The Pilgrim, the Mansion, and the Flying Death Rig

Last night, I dreamed I worked at a surreal hybrid of a college campus and an amusement park—the kind of place where tenured professors could file paperwork in one building and ride a log flume in another. Picture syllabus deadlines and cotton candy coexisting. Naturally, I was late for both.

Meanwhile, several miles away in my old neighborhood, Marcus, a childhood friend, decided he’d had enough of modern civilization. His exit wasn’t dramatic—no manifesto, no angry blog post—just a quiet pilgrimage beginning in front of my house. The weather was unreasonably perfect. Sunlight filtered through air that smelled like rose petals and eternal spring. Think Garden of Eden meets Orange County real estate brochure.

So why would Marcus leave paradise? We didn’t know. But my neighbors and I were offended by the sheer moral audacity of it. His journey felt like a judgment—like he’d stared into the hollow eyes of our HOA and whispered, “You people are dead inside.” Naturally, we chased him. Not to stop him, but to prove we were decent people too.

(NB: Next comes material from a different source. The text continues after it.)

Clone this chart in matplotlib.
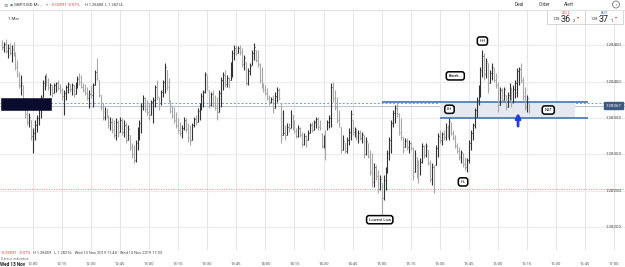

We jogged after him, waving metaphysical CVs and shouting, “We recycle! We make our own salad dressing!”

But Marcus was too far ahead. By the time I arrived at the college-amusement park, he was gone. I retreated to my professor’s office to catch up on what dreams insist professors do: paperwork. That’s when Mike arrived—a former student, Navy SEAL, and time-traveling spirit guide from the 1990s. He led me to a house in Buena Park, once his father’s, now transfigured by dream logic into a mansion of staggering beauty, where I apparently lived a life of joy and ease in another dimension. It was, quite simply, the life I never knew I had but now mourned like a phantom limb. I was flooded with regret. Why did I leave that parallel mansion where I was whole, radiant, and probably never had to grade a single freshman essay?

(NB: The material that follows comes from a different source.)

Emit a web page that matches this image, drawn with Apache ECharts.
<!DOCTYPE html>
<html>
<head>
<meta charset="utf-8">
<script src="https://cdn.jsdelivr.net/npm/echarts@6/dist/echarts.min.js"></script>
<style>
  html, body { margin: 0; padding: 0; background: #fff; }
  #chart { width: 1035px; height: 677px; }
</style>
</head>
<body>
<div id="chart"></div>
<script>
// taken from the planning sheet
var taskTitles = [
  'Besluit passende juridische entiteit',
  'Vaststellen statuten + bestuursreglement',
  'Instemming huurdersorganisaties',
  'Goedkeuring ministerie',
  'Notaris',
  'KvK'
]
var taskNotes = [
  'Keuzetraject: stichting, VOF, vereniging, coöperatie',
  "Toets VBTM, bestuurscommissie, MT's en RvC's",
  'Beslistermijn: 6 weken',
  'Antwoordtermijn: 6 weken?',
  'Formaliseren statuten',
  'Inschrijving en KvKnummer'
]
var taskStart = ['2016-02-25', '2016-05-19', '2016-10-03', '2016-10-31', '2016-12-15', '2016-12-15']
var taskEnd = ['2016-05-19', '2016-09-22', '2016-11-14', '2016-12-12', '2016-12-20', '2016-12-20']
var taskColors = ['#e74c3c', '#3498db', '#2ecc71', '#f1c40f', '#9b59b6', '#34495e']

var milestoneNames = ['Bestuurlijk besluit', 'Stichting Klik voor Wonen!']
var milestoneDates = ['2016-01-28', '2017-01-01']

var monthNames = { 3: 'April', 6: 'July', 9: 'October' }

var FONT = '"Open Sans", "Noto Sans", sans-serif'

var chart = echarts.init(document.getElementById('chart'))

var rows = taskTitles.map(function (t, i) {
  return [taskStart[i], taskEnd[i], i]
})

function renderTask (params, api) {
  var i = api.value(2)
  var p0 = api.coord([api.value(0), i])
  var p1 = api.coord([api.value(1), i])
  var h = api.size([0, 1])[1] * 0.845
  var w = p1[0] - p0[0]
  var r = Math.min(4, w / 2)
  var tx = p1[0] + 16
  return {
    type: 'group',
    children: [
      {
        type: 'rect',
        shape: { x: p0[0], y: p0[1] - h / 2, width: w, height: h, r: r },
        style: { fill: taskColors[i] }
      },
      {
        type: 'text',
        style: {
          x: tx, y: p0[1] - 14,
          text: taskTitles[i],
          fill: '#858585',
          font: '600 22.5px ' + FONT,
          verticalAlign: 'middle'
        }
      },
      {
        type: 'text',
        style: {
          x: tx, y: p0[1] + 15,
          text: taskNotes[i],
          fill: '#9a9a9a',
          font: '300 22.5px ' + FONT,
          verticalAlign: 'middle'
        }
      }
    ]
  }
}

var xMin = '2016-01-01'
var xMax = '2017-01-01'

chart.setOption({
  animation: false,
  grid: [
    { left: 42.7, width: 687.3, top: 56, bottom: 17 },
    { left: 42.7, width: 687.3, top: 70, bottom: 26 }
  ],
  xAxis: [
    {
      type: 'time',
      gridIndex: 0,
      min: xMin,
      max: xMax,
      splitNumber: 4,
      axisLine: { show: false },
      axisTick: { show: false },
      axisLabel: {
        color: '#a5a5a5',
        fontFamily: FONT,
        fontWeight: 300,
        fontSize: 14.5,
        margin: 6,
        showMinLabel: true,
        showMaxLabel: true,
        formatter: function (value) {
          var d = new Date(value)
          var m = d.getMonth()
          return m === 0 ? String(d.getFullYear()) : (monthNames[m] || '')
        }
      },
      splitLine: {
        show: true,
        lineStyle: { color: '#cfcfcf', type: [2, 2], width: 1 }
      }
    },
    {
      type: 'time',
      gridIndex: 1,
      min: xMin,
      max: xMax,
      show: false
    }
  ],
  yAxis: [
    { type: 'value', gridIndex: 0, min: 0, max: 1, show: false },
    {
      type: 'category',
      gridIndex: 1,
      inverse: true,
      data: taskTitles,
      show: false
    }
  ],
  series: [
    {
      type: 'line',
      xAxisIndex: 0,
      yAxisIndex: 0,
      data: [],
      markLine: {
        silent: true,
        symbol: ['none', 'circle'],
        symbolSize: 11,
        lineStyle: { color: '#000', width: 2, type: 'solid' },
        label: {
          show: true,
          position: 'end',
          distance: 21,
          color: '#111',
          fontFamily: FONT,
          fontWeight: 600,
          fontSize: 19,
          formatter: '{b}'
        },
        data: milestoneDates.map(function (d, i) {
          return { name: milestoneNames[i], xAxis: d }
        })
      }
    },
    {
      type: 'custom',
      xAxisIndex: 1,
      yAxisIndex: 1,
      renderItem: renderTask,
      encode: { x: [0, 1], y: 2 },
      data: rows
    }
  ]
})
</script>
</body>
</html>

Then the sun set, and—as dreams do—I stopped being a professor and morphed into some kind of blue-collar rig worker, one of four men hauling cargo across the freeways of this theme park universe. At breakneck speed, we clung to the roof of a truck, flying over the 5 freeway like a band of deluded daredevils. I alone had the courage (or sanity) to question this arrangement. “You know,” I said, wind slapping my face, “we don’t have to die tonight. There’s an interior cabin. With seats.”

At first, they mocked me—because apparently, dreamland logic still includes workplace hazing—but eventually, they gave in. We climbed down into the safety of the rig, like cowards, or people who enjoy not being flung across asphalt.

As I relaxed, I thought once more about that mansion in Buena Park, that shadow life where I wasn’t trying to prove my worth or cling to cargo. A life of belonging, not striving. Then I woke up, ate a bowl of buckwheat groats, drank my Sumatra coffee, and wondered what it all meant.